В ряде лагерных картин и рисунков Свешников изображает коллективный пир: изобилие еды, напитков, солнечного света и женской плоти. Верх и низ в этих бахтинских образах с увлечением меняются местами. Этот карнавал не приписан к определенному историческому времени, как будто Свешников не надеялся найти его в современности и не хотел давать более точного времени и места, чем «мировая культура». Разумеется, менее всего этот роскошный пир мог происходить в ГУЛАГе. Можно понять эти солнечные, гедонистические групповые сцены, где многие персонажи – голые женщины с преувеличенными задами, как бинарное противопоставление мужскому, голодному и холодному миру лагеря. Тогда эти пиры – мечта, подобная сну, исполнение мужского желания посильными средствами, гиперкомпенсация жуткой лагерной реальности на грани смерти. Но южный свет в этих работах Свешникова настолько ярок, а роскошные зады так тяжелы, что выявляют здоровую самоиронию. Фантазии о недоступном сексе мучили художника, но они принимают здесь разрушительный, чудовищно-политический характер, как, например, в рисунке, где обнаженная женщина занимается любовью с огромной двуногой рыбой, или там, где крысы накачивают обнаженные женские тела воздухом. Друг Свешникова вспоминал, что художник был «всегда печален»[189]

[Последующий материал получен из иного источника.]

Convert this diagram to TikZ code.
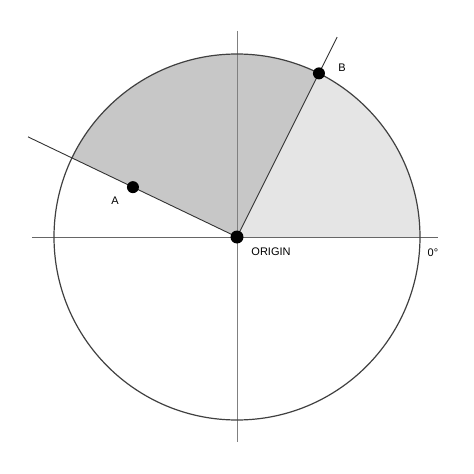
\documentclass[tikz,border=0pt]{standalone}
\usepackage{fontspec}
\setmainfont{Liberation Sans}
\usetikzlibrary{positioning}

\begin{document}
\begin{tikzpicture}[x=1pt,y=1pt,font=\fontsize{11}{13}\selectfont]
                \useasboundingbox (-237,-237) rectangle (237,237);
                % --------
                % Sectors
                % --------
                \fill[black!22] (0,0) -- (63.4:183) arc[start angle=63.4, end angle=154.4, radius=183] -- cycle;
                \fill[black!10] (0,0) -- (0:183) arc[start angle=0, end angle=63.4, radius=183] -- cycle;
                
                % Axes
                \coordinate (west) at (-205,0);
                \coordinate (east) at (201,0);
                \coordinate (north) at (0,206);
                \coordinate (south) at (0,-205);
                \draw[black!60, line width=0.8pt] (west) -- (east);
                \draw[black!50, line width=0.6pt] (north) -- (south);
                
                \draw[black!75, line width=1.2pt] (0,0) circle[radius=183];
                
                % Draw line
                \coordinate (o) at (0,0);
                \coordinate (a) at (154.4:115.4);
                \coordinate (b) at (63.4:183);
                \coordinate (endA) at (154.4:231.7);
                \coordinate (endB) at (63.4:223.6);
                \draw[black!80, line width=0.9pt] (o) -- (endA);
                \draw[black!80, line width=0.9pt] (o) -- (endB);
                
                % Points
                \node[circle, fill=black, inner sep=0, minimum size=13] at (o) (origin) {};
                \node[circle, fill=black, inner sep=0, minimum size=12] at (a) (pointA) {};
                \node[circle, fill=black, inner sep=0, minimum size=12] at (b) (pointB) {};
                
                \node at (34,-15) (textOrigin) {ORIGIN};
                \node at (-122,36) (textA) {A};
                \node at (105,169) (textB) {B};
                \node at (196,-16) (textZero) {0°};
            \end{tikzpicture}
\end{document}
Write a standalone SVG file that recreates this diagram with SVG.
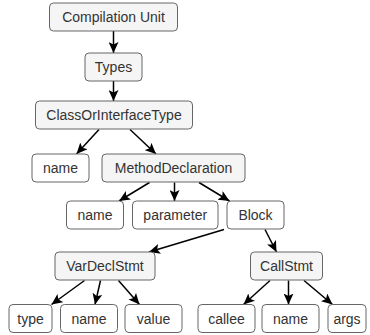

. Его чрезмерные пиры не возбуждают, а удивляют и оставляют в растерянности.Образы ужаса в лагерных рисунках Свешникова бесконечно разнообразны. На одной из картин два конькобежца, один – с обнаженным черепом вместо головы. По сравнению с загадочным монахом и его спутником оба конькобежца, и живой и мертвый, успешно приспособились к окружающей их среде. Они бегут на коньках энергично и синхронно, им аккомпанирует дьявольский оркестр. Оба они смотрят на нас – жестикулирующий труп и человек со странно-пристальным взглядом. Смотря прямо на зрителя, он будто просит не отводить от него взгляд, запомнить его, прежде чем он исчезнет из виду. Искусство Свешникова располагает жуткие лагерные образы на универсальном общеевропейском фоне, который художник заимствовал главным образом из картин своих голландских и фламандских предшественников – мрачных свидетелей Контрреформации и Тридцатилетней войны, давших зрительные эквиваленты горестной барочной драме. В 1957-м не сидевший в лагере (но потерявший на войне сына) Павел Антокольский написал удивительное стихотворение о Иерониме Босхе и ожидании Страшного суда; работы Свешникова кажутся чем-то вроде иллюстраций к этим стихам. Однажды Босх, писал тут Антокольский, привел его в харчевню. Там пили горластые палачи, «бесстыжим похваляясь ремеслом», а Босх писал с них образы Страшного суда[190]
. В это трагическое время «мировая культура» ее советских искателей сузилась до образов, связанных с апокалиптическими видениями, последовавшими за Реформацией или сопровождавшими связанные с ней войны. Не Рембрандт и тем более не Рафаэль вдохновляли тех, кто видел или мог видеть похороны Сталина и коллапс ГУЛАГа; то были, с удивительной последовательностью, Босх и Брейгель, а также понятый через них Рабле.Живописав историю ГУЛАГа с точки зрения его жертвы-доходяги, Свешников впоследствии, уже на воле, изобразил и самого доходягу (1961). Лежа в гробу, он молитвенно сложил руки, но единственное пятно цвета на его бескровном теле – эрегированный пенис. Наверное, это лучшее изображение доходяги, к которому что-то новое могут добавить разве только рассказы Шаламова. Но в силу своей барочной склонности к историзации Свешников изображает мир и лагерь совсем не так, как это сделано в минималистических рассказах Шаламова. Его взгляд на местную, мучимую жизнь сквозь «тоску по мировой культуре» неожиданно близок европейским образам Бахтина[191]
и другим лагерным сюжетам – «Разговору о Данте» Мандельштама, «Прогулкам с Пушкиным» Синявского. И все они были достаточно мудры, чтобы сохранять дистанцию от карнавальных сцен, наблюдая их извне, с позиции художника и историка[192].